The past five years have seen the renovation of approximately 99,000 sqm of office space in the capital, CBRE notes in its analysis, as owners recognized the increasing demand for sustainability and the importance of energy saving technologies and sustainable property management.
Renovation of older offices seems to be paying off for owners and developers alike. CBRE data suggest that renewed office buildings in the Budapest market have a 10.1% vacancy rate, slightly lower than the market average of 10.3%. The take-up of the renewed spaces saw a peak last year, when 44,000 sqm of office spaces were rented out.
“It has become a trend that, once a large tenant has left office space, the landlord starts to refurbish the office building and these spaces are filled with new tenants soon after. Last year, the vacancy rate declined by 18 basis points,” says Judit Varga MRICS, head of office agency at CBRE Budapest.
Apparently, one the main reasons for renewed office buildings drawing so much attention is high quality spaces, as two-thirds of new tenants are moving up from medium-grade non “A”-class office buildings, CBRE data shows.
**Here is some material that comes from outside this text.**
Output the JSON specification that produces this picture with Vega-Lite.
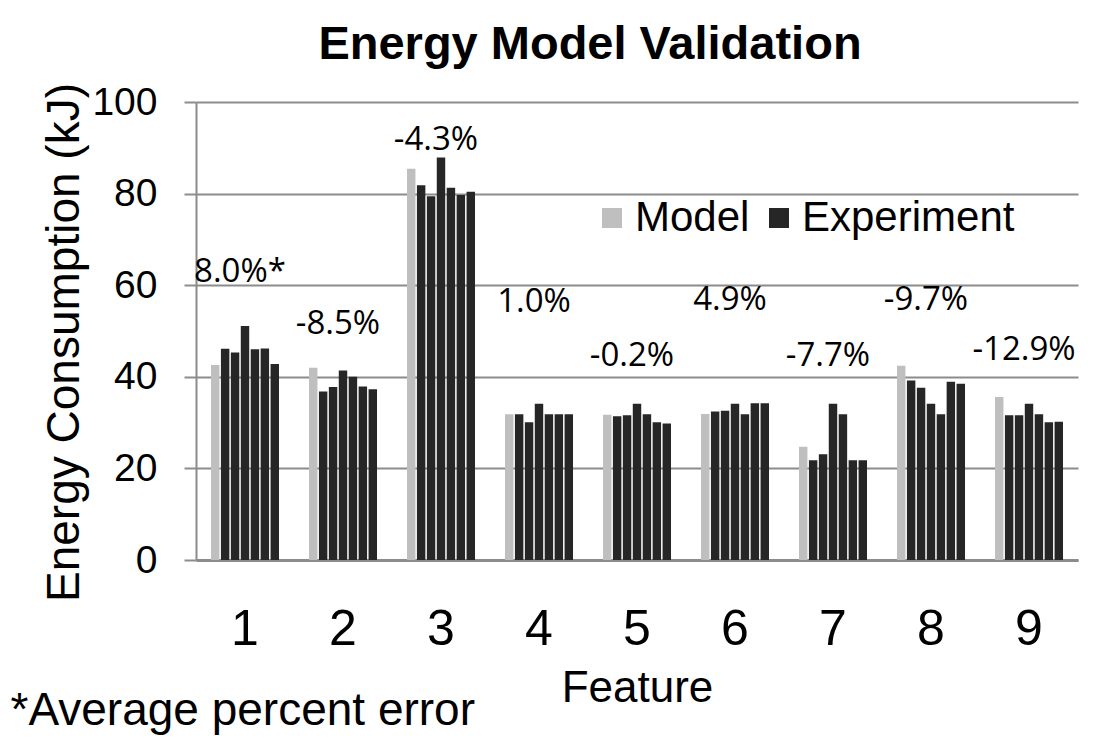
{
  "$schema": "https://vega.github.io/schema/vega-lite/v6.json",
  "width": 882,
  "height": 458,
  "autosize": {"type": "none"},
  "padding": {"left": 196, "top": 102, "right": 39, "bottom": 182},
  "background": "white",
  "config": {"view": {"stroke": null}, "font": "Liberation Sans"},
  "title": {
    "text": "Energy Model Validation",
    "font": "Liberation Sans",
    "fontSize": 47,
    "fontWeight": "bold",
    "color": "black",
    "anchor": "middle",
    "frame": "group",
    "dx": -47,
    "offset": 14
  },
  "datasets": {
    "bars": [
      {"feature": "1", "series": "M", "type": "Model", "kJ": 42.6},
      {"feature": "1", "series": "E1", "type": "Experiment", "kJ": 46.1},
      {"feature": "1", "series": "E2", "type": "Experiment", "kJ": 45.3},
      {"feature": "1", "series": "E3", "type": "Experiment", "kJ": 51.1},
      {"feature": "1", "series": "E4", "type": "Experiment", "kJ": 46.0},
      {"feature": "1", "series": "E5", "type": "Experiment", "kJ": 46.2},
      {"feature": "1", "series": "E6", "type": "Experiment", "kJ": 42.8},
      {"feature": "2", "series": "M", "type": "Model", "kJ": 42.0},
      {"feature": "2", "series": "E1", "type": "Experiment", "kJ": 36.8},
      {"feature": "2", "series": "E2", "type": "Experiment", "kJ": 37.8},
      {"feature": "2", "series": "E3", "type": "Experiment", "kJ": 41.4},
      {"feature": "2", "series": "E4", "type": "Experiment", "kJ": 40.0},
      {"feature": "2", "series": "E5", "type": "Experiment", "kJ": 37.9},
      {"feature": "2", "series": "E6", "type": "Experiment", "kJ": 37.3},
      {"feature": "3", "series": "M", "type": "Model", "kJ": 85.4},
      {"feature": "3", "series": "E1", "type": "Experiment", "kJ": 81.8},
      {"feature": "3", "series": "E2", "type": "Experiment", "kJ": 79.4},
      {"feature": "3", "series": "E3", "type": "Experiment", "kJ": 87.9},
      {"feature": "3", "series": "E4", "type": "Experiment", "kJ": 81.3},
      {"feature": "3", "series": "E5", "type": "Experiment", "kJ": 79.7},
      {"feature": "3", "series": "E6", "type": "Experiment", "kJ": 80.4},
      {"feature": "4", "series": "M", "type": "Model", "kJ": 31.8},
      {"feature": "4", "series": "E1", "type": "Experiment", "kJ": 31.8},
      {"feature": "4", "series": "E2", "type": "Experiment", "kJ": 30.1},
      {"feature": "4", "series": "E3", "type": "Experiment", "kJ": 34.1},
      {"feature": "4", "series": "E4", "type": "Experiment", "kJ": 31.8},
      {"feature": "4", "series": "E5", "type": "Experiment", "kJ": 31.8},
      {"feature": "4", "series": "E6", "type": "Experiment", "kJ": 31.8},
      {"feature": "5", "series": "M", "type": "Model", "kJ": 31.7},
      {"feature": "5", "series": "E1", "type": "Experiment", "kJ": 31.4},
      {"feature": "5", "series": "E2", "type": "Experiment", "kJ": 31.6},
      {"feature": "5", "series": "E3", "type": "Experiment", "kJ": 34.1},
      {"feature": "5", "series": "E4", "type": "Experiment", "kJ": 31.8},
      {"feature": "5", "series": "E5", "type": "Experiment", "kJ": 30.1},
      {"feature": "5", "series": "E6", "type": "Experiment", "kJ": 29.8},
      {"feature": "6", "series": "M", "type": "Model", "kJ": 31.9},
      {"feature": "6", "series": "E1", "type": "Experiment", "kJ": 32.4},
      {"feature": "6", "series": "E2", "type": "Experiment", "kJ": 32.6},
      {"feature": "6", "series": "E3", "type": "Experiment", "kJ": 34.1},
      {"feature": "6", "series": "E4", "type": "Experiment", "kJ": 31.8},
      {"feature": "6", "series": "E5", "type": "Experiment", "kJ": 34.2},
      {"feature": "6", "series": "E6", "type": "Experiment", "kJ": 34.2},
      {"feature": "7", "series": "M", "type": "Model", "kJ": 24.7},
      {"feature": "7", "series": "E1", "type": "Experiment", "kJ": 21.8},
      {"feature": "7", "series": "E2", "type": "Experiment", "kJ": 23.1},
      {"feature": "7", "series": "E3", "type": "Experiment", "kJ": 34.1},
      {"feature": "7", "series": "E4", "type": "Experiment", "kJ": 31.8},
      {"feature": "7", "series": "E5", "type": "Experiment", "kJ": 21.8},
      {"feature": "7", "series": "E6", "type": "Experiment", "kJ": 21.8},
      {"feature": "8", "series": "M", "type": "Model", "kJ": 42.4},
      {"feature": "8", "series": "E1", "type": "Experiment", "kJ": 39.2},
      {"feature": "8", "series": "E2", "type": "Experiment", "kJ": 37.6},
      {"feature": "8", "series": "E3", "type": "Experiment", "kJ": 34.1},
      {"feature": "8", "series": "E4", "type": "Experiment", "kJ": 31.8},
      {"feature": "8", "series": "E5", "type": "Experiment", "kJ": 38.9},
      {"feature": "8", "series": "E6", "type": "Experiment", "kJ": 38.5},
      {"feature": "9", "series": "M", "type": "Model", "kJ": 35.6},
      {"feature": "9", "series": "E1", "type": "Experiment", "kJ": 31.6},
      {"feature": "9", "series": "E2", "type": "Experiment", "kJ": 31.6},
      {"feature": "9", "series": "E3", "type": "Experiment", "kJ": 34.1},
      {"feature": "9", "series": "E4", "type": "Experiment", "kJ": 31.8},
      {"feature": "9", "series": "E5", "type": "Experiment", "kJ": 30.1},
      {"feature": "9", "series": "E6", "type": "Experiment", "kJ": 30.2}
    ],
    "labels": [
      {"feature": "1", "label": "8.0%*", "labelAt": 62.9},
      {"feature": "2", "label": "-8.5%", "labelAt": 51.5},
      {"feature": "3", "label": "-4.3%", "labelAt": 91.7},
      {"feature": "4", "label": "1.0%", "labelAt": 56.4},
      {"feature": "5", "label": "-0.2%", "labelAt": 44.5},
      {"feature": "6", "label": "4.9%", "labelAt": 56.8},
      {"feature": "7", "label": "-7.7%", "labelAt": 44.5},
      {"feature": "8", "label": "-9.7%", "labelAt": 56.8},
      {"feature": "9", "label": "-12.9%", "labelAt": 45.9}
    ]
  },
  "layer": [
    {
      "data": {"name": "bars"},
      "mark": {"type": "bar"},
      "encoding": {
        "x": {
          "field": "feature",
          "type": "ordinal",
          "title": "Feature",
          "scale": {"paddingInner": 0.306, "paddingOuter": 0.153},
          "axis": {
            "labelAngle": 0,
            "ticks": false,
            "grid": false,
            "domainColor": "#8c8c8c",
            "domainWidth": 3,
            "labelFont": "Liberation Sans",
            "labelFontSize": 50,
            "labelColor": "black",
            "labelPadding": 44,
            "titleFont": "Liberation Sans",
            "titleFontSize": 44,
            "titleFontWeight": "normal",
            "titleColor": "black",
            "titlePadding": 12
          }
        },
        "xOffset": {
          "field": "series",
          "type": "nominal",
          "sort": ["M", "E1", "E2", "E3", "E4", "E5", "E6"],
          "scale": {"paddingInner": 0.15, "paddingOuter": 0}
        },
        "y": {
          "field": "kJ",
          "type": "quantitative",
          "title": "Energy Consumption (kJ)",
          "scale": {"domain": [0, 100], "nice": false},
          "axis": {
            "values": [0, 20, 40, 60, 80, 100],
            "grid": true,
            "gridColor": "#8c8c8c",
            "gridWidth": 2,
            "domainColor": "#8c8c8c",
            "domainWidth": 2,
            "tickColor": "#8c8c8c",
            "tickWidth": 2,
            "tickSize": 12,
            "labelFont": "Liberation Sans",
            "labelFontSize": 39,
            "labelColor": "black",
            "labelPadding": 27,
            "titleFont": "Liberation Sans",
            "titleFontSize": 46,
            "titleFontWeight": "normal",
            "titleColor": "black",
            "titleY": 240,
            "titleX": -108
          }
        },
        "color": {
          "field": "type",
          "type": "nominal",
          "scale": {"domain": ["Model", "Experiment"], "range": ["#bfbfbf", "#262626"]},
          "legend": {
            "orient": "none",
            "legendX": 395,
            "legendY": 95,
            "padding": 0,
            "direction": "horizontal",
            "title": null,
            "symbolType": "square",
            "symbolSize": 400,
            "symbolStrokeWidth": 0,
            "labelFont": "Liberation Sans",
            "labelFontSize": 42,
            "labelColor": "black",
            "labelOffset": 2,
            "labelLimit": 0,
            "columnPadding": 8
          }
        }
      }
    },
    {
      "data": {"name": "labels"},
      "mark": {"type": "text", "font": "Open Sans", "fontSize": 33, "color": "black", "baseline": "middle", "dx": -5},
      "encoding": {
        "x": {
          "field": "feature",
          "type": "ordinal",
          "axis": {
            "orient": "bottom",
            "labels": false,
            "ticks": false,
            "domain": false,
            "grid": false,
            "title": "*Average percent error",
            "titleAnchor": "start",
            "titleAlign": "left",
            "titleBaseline": "top",
            "titleX": -186,
            "titleY": 128,
            "titleFont": "Liberation Sans",
            "titleFontSize": 46,
            "titleFontWeight": "normal",
            "titleColor": "black"
          }
        },
        "y": {"field": "labelAt", "type": "quantitative", "title": "Energy Consumption (kJ)", "scale": {"domain": [0, 100], "nice": false}},
        "text": {"field": "label"}
      }
    }
  ],
  "resolve": {"axis": {"x": "independent"}}
}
Another significant factor in lowering the vacancy rate is expanding businesses, as 38% of tenants are renting larger spaces than before, which signals expansion.
East-West Business Center to receive facelift
Spurred by the rising demand, Erste Ingatlan Kft., the owner of the East-West Business Center, is to refurbish its office building. The goals of the renewal include the modernization of the façade, initiating unique engineering solutions, and achieving BREEAM “Very good” certification through the new property management system, CBRE noted.
“As one of the landmark office buildings of Budapest, East-West Business Center at Astoria provides a perfect headquarter in a prime location for new and existing tenants on 21,000 sqm once renovations are finished,” said Varga.